Tous les chemins mènent à Rome : telle est la malédiction qui pèse sur le voyageur. Tous les chemins en sortent aussi : tel est son salut — Il suffit de les parcourir dans l’autre sens.
Rome est ainsi tout en bas de la pente où glissent les chemins qu’on suit sans y penser, sans rien regarder. À Rome, le voyage s’est immobilisé en son point le plus bas. Le chemin s’arrête, ou il tourne indéfiniment sur lui-même. C’est pourquoi le voyageur s’enlise, ou piétine : il est désœuvré, ou débordé. Mais il n’avance pas. Il est agité, il s’agite, mais il n’agit pas. Tout au plus participe-t-il, sans qu’il comprenne bien comment, à la fabrication d’une infime partie de quelque chose, sans qu’il sache bien quoi. À vrai dire, on pourrait tout aussi bien, on préférerait même se passer de lui — à moins qu’on ne se soit assuré qu’il n’aura plus jamais envie de voyager… Les vérités multiples, chatoyantes, contradictoires parfois que le voyageur rencontrait sur son chemin ne se valaient pas, certes — mais chacune n’était pas plus vraie, pas moins vraie que chaque autre. À Rome, il y a La Vérité, unique, immuable. Fausse donc, toujours.
Rome élève des murailles — mais le voyageur a besoin d’horizon. Rome élève des trônes aussi — mais le voyageur a besoin de marcher. Rome morcelle l’espace, atomise le temps — mais le voyageur parcourt tout l’espace, prend tout le temps. À Rome, l’événement est partout, mais il est toujours ailleurs, pour les autres. Pour chacun en particulier, rien ne se passe. Tout le monde a tout vu, sauf soi-même. Tout le monde sait tout, et n’est concerné par rien. Tout le monde a un avis sur tout, et n’est impliqué dans rien. Tout le monde juge de tout, et n’est responsable de rien.

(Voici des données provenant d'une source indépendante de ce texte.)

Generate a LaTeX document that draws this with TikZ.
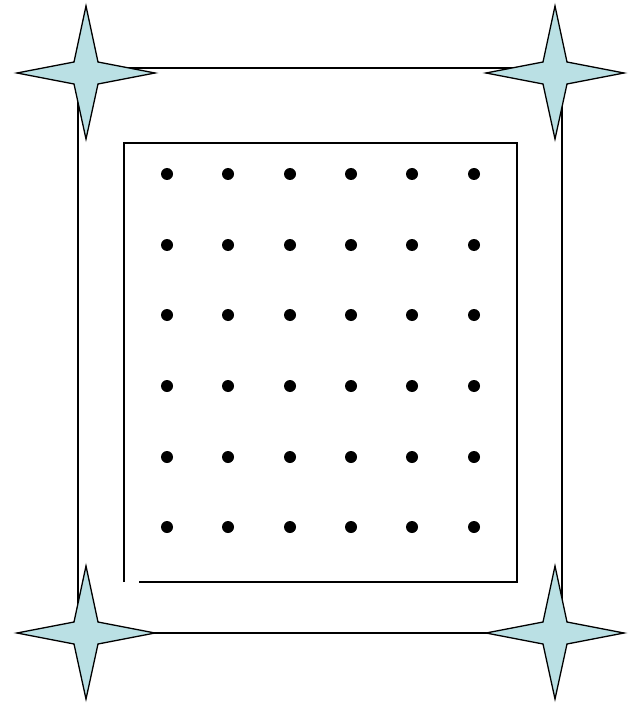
\documentclass[tikz,border=0pt]{standalone}
\definecolor{starfill}{RGB}{186,224,228}
\begin{document}
\begin{tikzpicture}[x=1pt,y=-1pt,
  outerbox/.style={draw=black,line width=1.8pt},
  innerbox/.style={draw=black,line width=1.3pt},
  dotmark/.style={fill=black},
  starshape/.style={draw=black,fill=starfill,line width=1.3pt,line join=miter}]
\useasboundingbox (0,0) rectangle (638,703);
% outer rectangle
\draw[outerbox] (78,68) rectangle (562,633);
% inner frame (gap at bottom-left)
\coordinate (ia) at (124,582);
\coordinate (ib) at (124,143);
\coordinate (ic) at (517,143);
\coordinate (id) at (517,582);
\coordinate (ie) at (139,582);
\draw[innerbox] (ia) -- (ib) -- (ic) -- (id) -- (ie);
% dots
\foreach \x in {167,228,290,351,412,474}
  \foreach \y in {174,245,315,386,457,527}
    \fill[dotmark] (\x,\y) circle (6);
% stars
\foreach \cx/\cy/\n in {86/73/a,555/73/b,86/633/c,555/633/d}{
  \draw[starshape] (\cx,\cy-67) -- (\cx+12,\cy-11) -- (\cx+69,\cy) -- (\cx+12,\cy+11)
    -- (\cx,\cy+66) -- (\cx-12,\cy+11) -- (\cx-69,\cy) -- (\cx-12,\cy-11) -- cycle;
}
\end{tikzpicture}
\end{document}
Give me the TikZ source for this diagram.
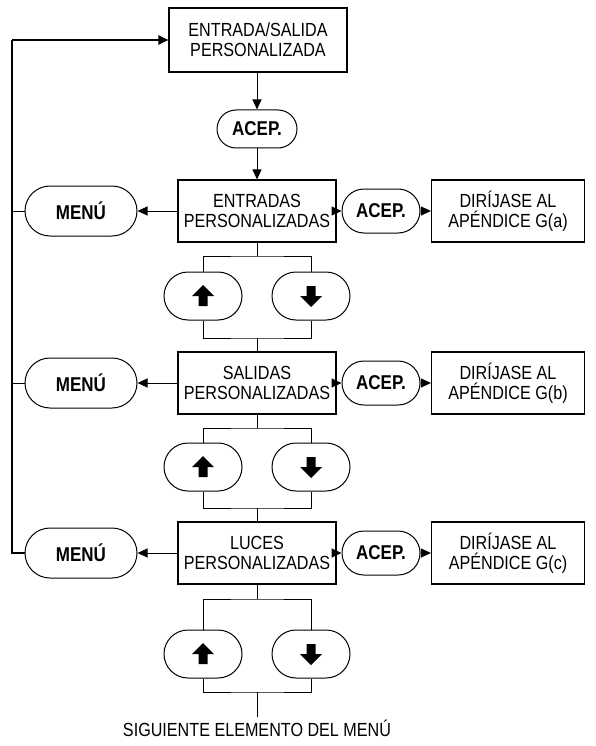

Le voyageur n’attache pas d’importance au fait d’être ou non dans la grande ville — seulement au fait d’être en train de marcher, en train de rencontrer des vérités, en train de partager des valeurs. Même en restant dans Rome, il peut continuer d’avancer sur un chemin qui ne cesse d’en sortir. Même en restant dans Rome, il peut cheminer à mille lieues de Rome. Il lui suffit d’être solidaire, fraternel — ouvert.
À la fin, le lent, le patient, l’infatigable cheminement aura usé toutes les murailles, anéanti tous les trônes.